• [What the task asks] Retype word for word the first line of the listing and each line after it up to the line with "plt.rcParams['font.family'] = ['Liberation", with the pictures taken out.

• [Dataset records]
★ ★ ★ ★

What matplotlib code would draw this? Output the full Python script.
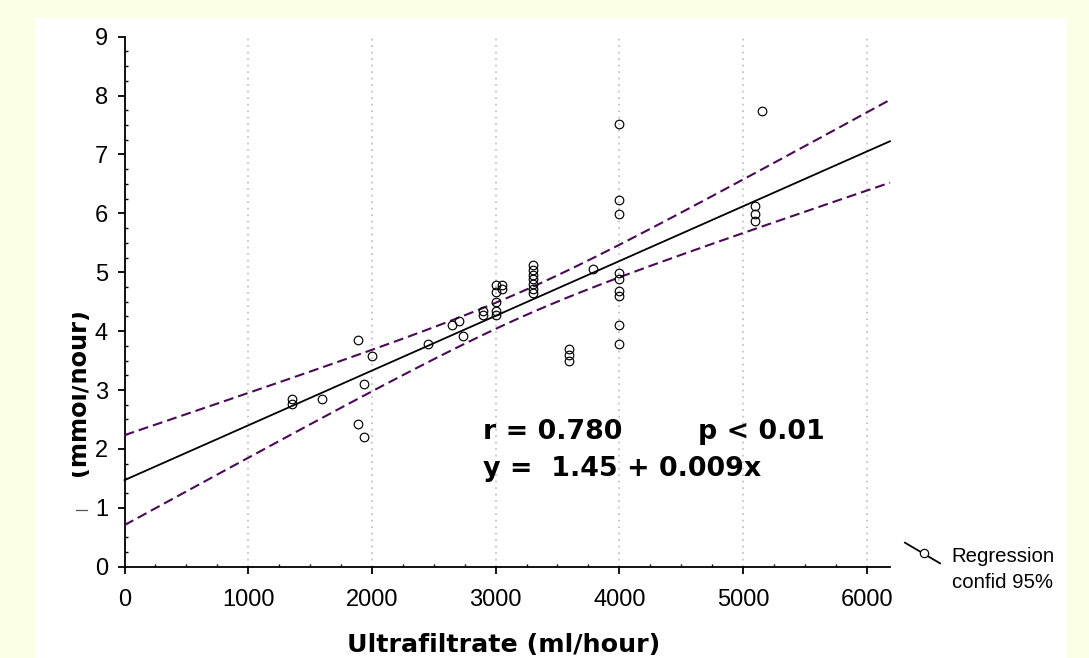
import numpy as np
import matplotlib
matplotlib.use("Agg")
import matplotlib.pyplot as plt
from matplotlib.lines import Line2D
from matplotlib.patches import Rectangle
from matplotlib.ticker import MultipleLocator

plt.rcParams['font.family'] = ['Liberation Sans', 'DejaVu Sans']

# ---------------- data ----------------
ultrafiltrate = [1350, 1350, 1600, 1890, 1890, 1940, 1940, 2000, 2450, 2650, 2700, 2740,
                 2900, 2900,
                 3000, 3000, 3000, 3000, 3000, 3050, 3050,
                 3300, 3300, 3300, 3300, 3300, 3300, 3300,
                 3590, 3590, 3590, 3790,
                 4000, 4000, 4000, 4000, 4000, 4000, 4000, 4000, 4000,
                 5100, 5100, 5100, 5150]
removal = [2.85, 2.77, 2.85, 3.85, 2.43, 3.11, 2.20, 3.57, 3.79, 4.11, 4.18, 3.92,
           4.34, 4.27,
           4.79, 4.66, 4.50, 4.34, 4.27, 4.79, 4.72,
           5.12, 5.04, 4.96, 4.88, 4.80, 4.72, 4.65,
           3.70, 3.60, 3.50, 5.05,
           7.51, 6.22, 5.99, 4.99, 4.88, 4.69, 4.60, 4.11, 3.79,
           6.12, 5.99, 5.87, 7.74]

REG_INTERCEPT = 1.47      # drawn regression line
REG_SLOPE = 0.00093
T_CRIT = 2.017            # t(0.975, df=43)

x_ticks = [0, 1000, 2000, 3000, 4000, 5000, 6000]
y_ticks = [0, 1, 2, 3, 4, 5, 6, 7, 8, 9]
X_MAX = 6188
Y_MAX = 9

annot_r = "r = 0.780"
annot_p = "p < 0.01"
annot_eq = "y =  1.45 + 0.009x"
x_label = "Ultrafiltrate (ml/hour)"
y_label = "(mmol/hour)"
legend_lines = ["Regression", "confid 95%"]

# ---------------- figure ----------------
W, H = 1089, 658
fig = plt.figure(figsize=(W / 100, H / 100), dpi=100, facecolor='#FAFFE6')

def fx(px):
    return px / W

def fy(py):
    return 1 - py / H

# white panel
fig.add_artist(Rectangle((fx(35), 0), fx(1067) - fx(35), fy(17.5), transform=fig.transFigure,
                         facecolor='white', edgecolor='none', zorder=0))

ax = fig.add_axes([fx(124.5), fy(566.7), fx(890) - fx(124.5), fy(36.7) - fy(566.7)])
ax.set_facecolor('white')
ax.set_xlim(0, X_MAX)
ax.set_ylim(0, Y_MAX)

for s in ['top', 'right']:
    ax.spines[s].set_visible(False)
for s in ['left', 'bottom']:
    ax.spines[s].set_linewidth(1.3)
    ax.spines[s].set_color('black')

ax.set_xticks(x_ticks)
ax.set_yticks(y_ticks)
ax.xaxis.set_minor_locator(MultipleLocator(250))
ax.yaxis.set_minor_locator(MultipleLocator(0.25))
ax.tick_params(which='major', direction='out', length=5.3, width=1.3, labelsize=17, color='black')
ax.tick_params(axis='x', which='major', pad=10.5)
ax.tick_params(axis='y', which='major', pad=6.5)
ax.tick_params(which='minor', direction='in', length=2.0, width=1.0, color='black')

ax.grid(axis='x', which='major', color='#C4C4C4', linestyle=(0, (1, 2.6)), linewidth=1.3)
ax.set_axisbelow(True)

# regression + confidence band
xa = np.asarray(ultrafiltrate, dtype=float)
ya = np.asarray(removal, dtype=float)
n = len(xa)
xbar = xa.mean()
sxx = np.sum((xa - xbar) ** 2)
b_ls, a_ls = np.polyfit(xa, ya, 1)
resid = ya - (a_ls + b_ls * xa)
s_err = np.sqrt(np.sum(resid ** 2) / (n - 2))

xs = np.linspace(0, X_MAX, 300)
fit = REG_INTERCEPT + REG_SLOPE * xs
half = T_CRIT * s_err * np.sqrt(1.0 / n + (xs - xbar) ** 2 / sxx)

purple = '#4B0A55'
ax.plot(xs, fit, color='black', lw=1.3, zorder=3, clip_on=False)
ax.plot(xs, fit + half, color=purple, lw=1.5, dashes=(4.8, 2.4), zorder=3, clip_on=False)
ax.plot(xs, fit - half, color=purple, lw=1.5, dashes=(4.8, 2.4), zorder=3, clip_on=False)

ax.plot(ultrafiltrate, removal, linestyle='none', marker='o', ms=6.2, mfc='none',
        mec='black', mew=0.85, zorder=4)

# annotations
bold = dict(family='DejaVu Sans', weight='bold', fontsize=19.4, color='black')
ax.text(2900, 2.17, annot_r, ha='left', va='baseline', **bold)
ax.text(4636, 2.17, annot_p, ha='left', va='baseline', **bold)
ax.text(2900, 1.54, annot_eq, ha='left', va='baseline', **bold)

# x label
fig.text(fx(503.5), fy(651.7), x_label, ha='center', va='baseline',
         family='DejaVu Sans', weight='bold', fontsize=18.3)

# y label (its upper part is hidden in the original)
fig.text(fx(84.5), fy(392.5), y_label, rotation=90, rotation_mode='anchor',
         ha='center', va='baseline', family='DejaVu Sans', weight='bold', fontsize=17.3,
         zorder=3)
fig.add_artist(Rectangle((fx(50), fy(490)), fx(71.5) - fx(50), fy(295) - fy(490),
                         transform=fig.transFigure, facecolor='white', edgecolor='none',
                         zorder=5))
fig.add_artist(Line2D([fx(76), fx(87)], [fy(510), fy(510)], transform=fig.transFigure,
                      color='#555555', lw=0.9))

# legend (manual)
fig.add_artist(Line2D([fx(905), fx(940)], [fy(542.7), fy(563.3)], transform=fig.transFigure,
                      color='black', lw=1.3))
fig.add_artist(Line2D([fx(924)], [fy(553.3)], transform=fig.transFigure, linestyle='none',
                      marker='o', ms=6.0, mfc='white', mec='black', mew=0.85))
fig.text(fx(951.7), fy(561.7), legend_lines[0], ha='left', va='baseline', fontsize=14.7)
fig.text(fx(951.7), fy(588.3), legend_lines[1], ha='left', va='baseline', fontsize=14.7)

fig.savefig('out.png', dpi=100, facecolor=fig.get_facecolor())
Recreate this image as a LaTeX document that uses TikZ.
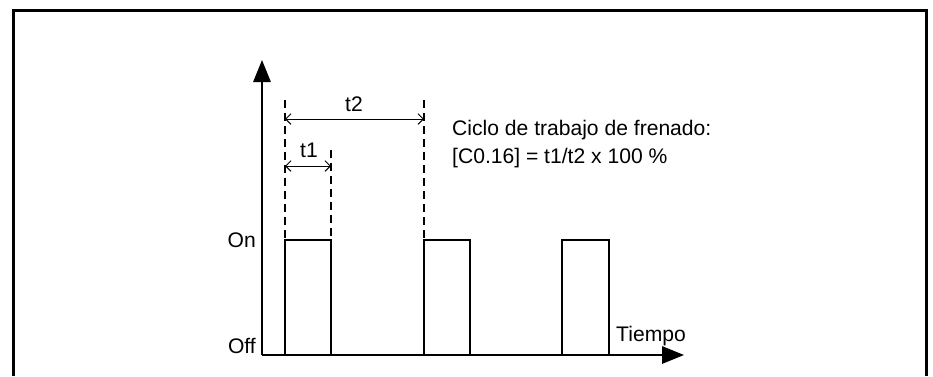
\documentclass[tikz,border=0pt]{standalone}
\usepackage{fontspec}
\setmainfont{Liberation Sans}
\usetikzlibrary{arrows.meta,positioning}
\tikzset{
	ejeSenal/.style={
		line width=0.6mm,
		-{Triangle[length=6.6mm,width=5.2mm]}
	},
	pulsoSenal/.style={
		line width=0.6mm
	},
	guiaCota/.style={
		line width=0.4mm,
		dash pattern=on 2.4mm off 1.5mm
	},
	flechaCota/.style={
		line width=0.3mm,
		{Straight Barb[length=1.6mm,width=3.2mm]}-{Straight Barb[length=1.6mm,width=3.2mm]}
	},
	textoSenal/.style={
		inner sep=0pt,
		font=\fontsize{18}{22}\selectfont
	}
}
\begin{document}
\begin{tikzpicture}[x=0.3mm, y=-0.3mm]
		\useasboundingbox (0,0) rectangle (933,376);
		% marco
		\draw[line width=0.9mm] (13,376) -- (13,10) -- (926,10) -- (926,376);
		% ejes
		\coordinate (origen) at (262,355);
		\coordinate (finY) at (262,60);
		\coordinate (finX) at (684,355);
		\draw[ejeSenal] (origen) -- (finY);
		\draw[ejeSenal] (origen) -- (finX);
		% pulsos
		\foreach \xa/\xb in {285/331,424/470,562/609}{
			\draw[pulsoSenal] (\xa,355) -- (\xa,240) -- (\xb,240) -- (\xb,355);
		}
		% lineas de cota
		\coordinate (guiaA) at (285,100);
		\coordinate (guiaB) at (331,150);
		\coordinate (guiaC) at (424,100);
		\draw[guiaCota] (guiaA) -- (285,240);
		\draw[guiaCota] (guiaB) -- (331,240);
		\draw[guiaCota] (guiaC) -- (424,240);
		\coordinate (cotaT2a) at (285,119);
		\coordinate (cotaT2b) at (424,119);
		\coordinate (cotaT1a) at (285,166);
		\coordinate (cotaT1b) at (331,166);
		\draw[flechaCota] (cotaT2a) -- (cotaT2b);
		\draw[flechaCota] (cotaT1a) -- (cotaT1b);
		\node[textoSenal] (etiqT2) at (354,104) {t2};
		\node[textoSenal] (etiqT1) at (309,150) {t1};
		% textos
		\node[textoSenal, anchor=east] (etiqOn) at (256,240) {On};
		\node[textoSenal, anchor=east] (etiqOff) at (256,346) {Off};
		\node[textoSenal, anchor=west] (etiqTiempo) at (616,336) {Tiempo};
		\node[textoSenal, anchor=west] (cicloTxt) at (452,130) {Ciclo de trabajo de frenado:};
		\node[textoSenal, anchor=west] (formulaTxt) at (452,158) {[C0.16] = t1/t2 x 100 \%};
	\end{tikzpicture}
\end{document}
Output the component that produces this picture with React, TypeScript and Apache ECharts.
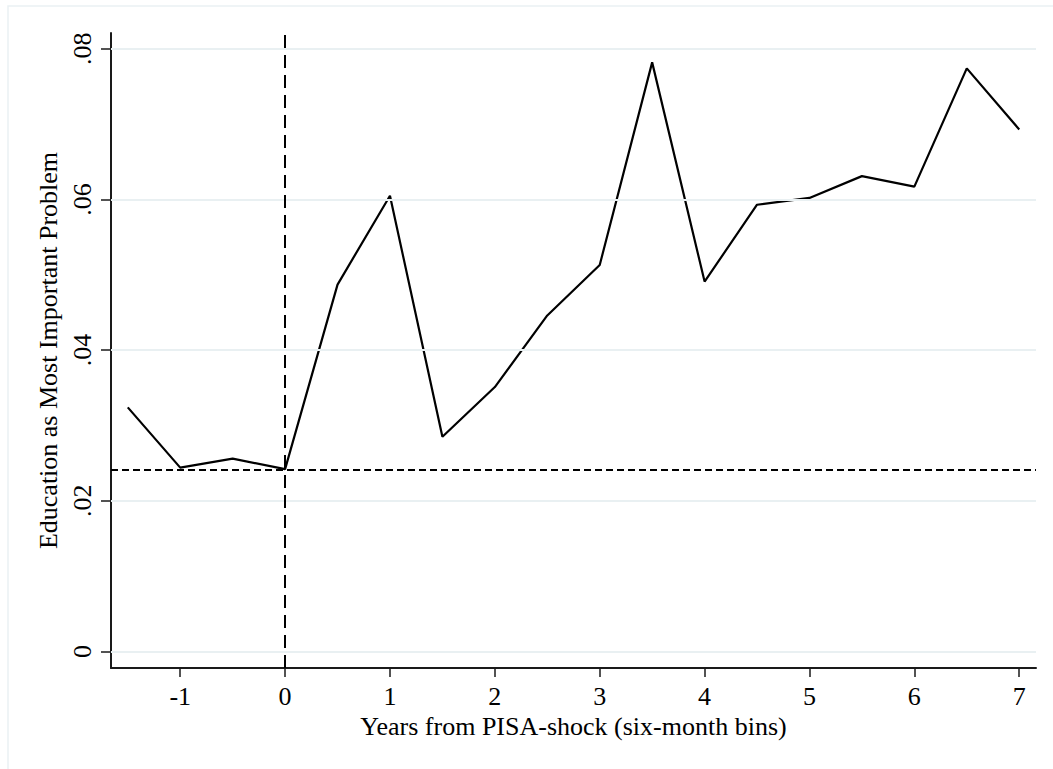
import React, { useEffect, useRef } from "react";
import * as echarts from "echarts";

const xValues = [-1.5, -1, -0.5, 0, 0.5, 1, 1.5, 2, 2.5, 3, 3.5, 4, 4.5, 5, 5.5, 6, 6.5, 7];
const eduShare = [
  0.0324, 0.0244, 0.0256, 0.0242, 0.0487, 0.0605, 0.0285, 0.0351, 0.0446, 0.0513,
  0.0782, 0.0491, 0.0593, 0.0602, 0.0631, 0.0617, 0.0774, 0.0693,
];
const baselineValue = 0.0241;
const shockX = 0;
const xTicks = [-1, 0, 1, 2, 3, 4, 5, 6, 7];
const yTicks = [0, 0.02, 0.04, 0.06, 0.08];
const xTitle = "Years from PISA-shock (six-month bins)";
const yTitle = "Education as Most Important Problem";

const FONT = '"Liberation Serif", "Times New Roman", serif';

export default function App() {
  const ref = useRef<HTMLDivElement>(null);
  useEffect(() => {
    if (!ref.current) return;
    const chart = echarts.init(ref.current, null, { renderer: "svg" });
    const axisColor = "#1a1a1a";
    chart.setOption({
      animation: false,
      backgroundColor: "#ffffff",
      textStyle: { fontFamily: FONT },
      graphic: [
        {
          type: "rect",
          shape: { x: 8, y: 6, width: 1200, height: 900 },
          style: { fill: "none", stroke: "#eaf1f3", lineWidth: 1.5 },
          silent: true,
          z: -10,
        },
      ],
      grid: { left: 111, right: 17, top: 33, bottom: 101, containLabel: false },
      xAxis: {
        type: "value",
        min: -1.66,
        max: 7.16,
        name: xTitle,
        nameLocation: "middle",
        nameGap: 40,
        nameTextStyle: { fontFamily: FONT, fontSize: 26, color: "#000" },
        axisLine: { show: true, onZero: false, lineStyle: { color: axisColor, width: 2 } },
        axisTick: {
          show: true,
          length: 9,
          lineStyle: { color: axisColor, width: 1.5 },
          customValues: xTicks,
        },
        axisLabel: {
          customValues: xTicks,
          fontFamily: FONT,
          fontSize: 26,
          color: "#000",
          margin: 15,
          formatter: (v: number) => String(v),
        },
        splitLine: { show: false },
      },
      yAxis: {
        type: "value",
        min: -0.0022,
        max: 0.0821,
        name: yTitle,
        nameLocation: "middle",
        nameRotate: 90,
        nameGap: 45,
        nameTextStyle: { fontFamily: FONT, fontSize: 26, color: "#000" },
        axisLine: { show: true, onZero: false, lineStyle: { color: axisColor, width: 2 } },
        axisTick: {
          show: true,
          length: 10,
          lineStyle: { color: axisColor, width: 1.5 },
          customValues: yTicks,
        },
        axisLabel: {
          customValues: yTicks,
          rotate: 90,
          fontFamily: FONT,
          fontSize: 26,
          color: "#000",
          margin: 16,
          formatter: (v: number) => (v === 0 ? "0" : String(v).replace(/^0/, "")),
        },
        splitLine: { show: false },
      },
      series: [
        {
          type: "line",
          data: [],
          silent: true,
          z: 1,
          markLine: {
            silent: true,
            symbol: "none",
            precision: 6,
            label: { show: false },
            lineStyle: { color: "#e9f0f2", width: 2, type: "solid" },
            data: yTicks.map((v) => ({ yAxis: v })),
          },
        },
        {
          type: "line",
          data: [],
          silent: true,
          z: 3,
          markLine: {
            silent: true,
            symbol: "none",
            precision: 6,
            label: { show: false },
            data: [
              { xAxis: shockX, lineStyle: { color: "#000", width: 2, type: [13, 7] } },
              { yAxis: baselineValue, lineStyle: { color: "#000", width: 2, type: [7, 4] } },
            ],
          },
        },
        {
          type: "line",
          data: xValues.map((x, i) => [x, eduShare[i]]),
          showSymbol: false,
          symbol: "none",
          z: 4,
          lineStyle: { color: "#000", width: 2.2 },
        },
      ],
    });
    return () => chart.dispose();
  }, []);
  return (
    <div
      ref={ref}
      style={{ position: "absolute", left: 0, top: 0, width: 1053, height: 769 }}
    />
  );
}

★ ★ ★ ★

• [Task result]
What matplotlib code would draw this? Output the full Python script.
import numpy as np
import matplotlib
matplotlib.use("Agg")
import matplotlib.pyplot as plt
from matplotlib.lines import Line2D
from matplotlib.patches import Rectangle
from matplotlib.ticker import MultipleLocator

plt.rcParams['font.family'] = ['Liberation Sans', 'DejaVu Sans']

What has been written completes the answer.